Given the transformative potential of SUPERINTELLIGENCE, epistemic reliability and transparency become paramount. Reliability requires systematic validation of models, stress-testing under adversarial conditions and calibration of predictive confidence. Transparency involves rendering internal processes interpretable to human stakeholders without compromising performance. While complete interpretability may be unattainable in highly complex systems, partial transparency can enhance trust and accountability.
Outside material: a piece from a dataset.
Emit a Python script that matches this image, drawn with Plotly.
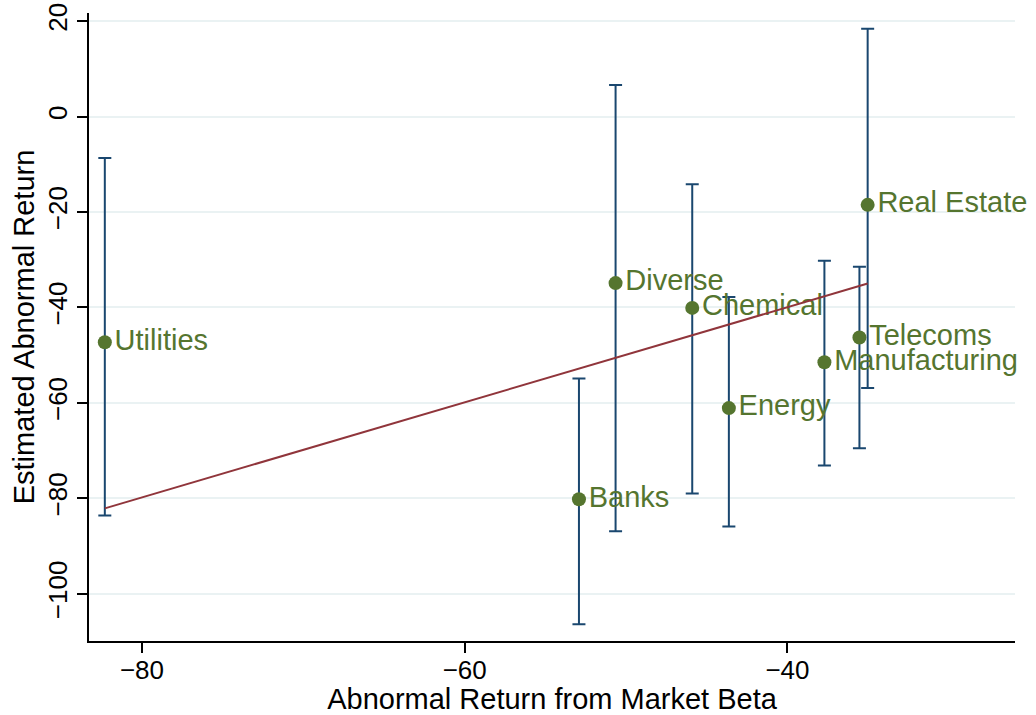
import plotly.graph_objects as go

# Industry estimates with confidence bounds
industries = ["Utilities", "Banks", "Diverse", "Chemical", "Energy",
              "Manufacturing", "Telecoms", "Real Estate"]
beta_return = [-82.3, -52.92, -50.65, -45.9, -43.63, -37.71, -35.54, -35.03]
abnormal_return = [-47.3, -80.2, -34.9, -40.1, -61.1, -51.5, -46.3, -18.5]
ci_upper = [-8.7, -54.9, 6.6, -14.2, -37.8, -30.2, -31.5, 18.4]
ci_lower = [-83.6, -106.4, -86.9, -79.0, -85.9, -73.1, -69.5, -56.9]

# Fitted line endpoints
fit_x = [-82.3, -35.03]
fit_y = [-82.1, -35.0]

NAVY = "#1a476f"
GREEN = "#55752f"
MAROON = "#90353b"
GRID = "#eaf2f3"
FONT = "Liberation Sans, Arial, Helvetica, sans-serif"

err_plus = [u - y for u, y in zip(ci_upper, abnormal_return)]
err_minus = [y - l for l, y in zip(ci_lower, abnormal_return)]

fig = go.Figure()

fig.add_trace(go.Scatter(
    x=beta_return, y=abnormal_return,
    mode="markers+text",
    text=industries,
    textposition="middle right",
    textfont=dict(family=FONT, size=29, color=GREEN),
    marker=dict(size=14, color=GREEN),
    error_y=dict(type="data", symmetric=False,
                 array=err_plus, arrayminus=err_minus,
                 color=NAVY, thickness=2, width=6.5),
    showlegend=False,
    cliponaxis=False,
))

fig.add_trace(go.Scatter(
    x=fit_x, y=fit_y, mode="lines",
    line=dict(color=MAROON, width=2),
    showlegend=False,
))

fig.update_layout(
    width=1036, height=715,
    margin=dict(l=89, r=21, t=13, b=74),
    paper_bgcolor="white", plot_bgcolor="white",
    font=dict(family=FONT, color="black"),
    xaxis=dict(
        range=[-83.28, -25.9],
        tickvals=[-80, -60, -40],
        automargin=False,
        showgrid=False, zeroline=False,
        showline=True, linecolor="black", linewidth=1.7,
        ticks="outside", ticklen=10, tickwidth=1.7, tickcolor="black",
        ticklabelstandoff=-5,
        tickfont=dict(size=26, family=FONT),
        title=dict(text="Abnormal Return from Market Beta",
                   font=dict(size=29, family=FONT), standoff=13),
    ),
    yaxis=dict(
        range=[-109.9, 21.7],
        tickvals=[-100, -80, -60, -40, -20, 0, 20],
        tickangle=-90,
        automargin=False,
        showgrid=True, gridcolor=GRID, gridwidth=2,
        zeroline=False,
        showline=True, linecolor="black", linewidth=1.7,
        ticks="outside", ticklen=10, tickwidth=1.7, tickcolor="black",
        tickfont=dict(size=26, family=FONT),
        title=dict(text="Estimated Abnormal Return",
                   font=dict(size=29, family=FONT), standoff=0),
    ),
)

fig.write_html("out.html")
Governance frameworks must integrate technical safeguards with institutional oversight. Cognitive capabilities shape risk profiles; therefore, understanding these capabilities is a prerequisite for regulation. Systems capable of recursive self-improvement, strategic foresight and autonomous goal pursuit require monitoring mechanisms commensurate with their power. Interdisciplinary collaboration between computer scientists, philosophers, legal scholars and policymakers will be essential.

Conclusion

SUPERINTELLIGENCE should be conceptualised not as a single metric of performance but as an integrated constellation of cognitive capabilities that together constitute a qualitatively superior mode of intelligence. These capabilities include hierarchical and dynamically revisable world-modelling, cross-domain reasoning, meta-learning and recursive self-improvement, meta-cognitive self-regulation, counterfactual simulation, sophisticated social and normative reasoning, robust decision-making under deep uncertainty and structured autonomous goal management. Their integration produces emergent coherence and strategic foresight at scales beyond human cognition. A rigorous understanding of these core capacities is indispensable for both advancing theoretical research and ensuring that superintelligent systems, if realised, remain aligned with human values and global well-being.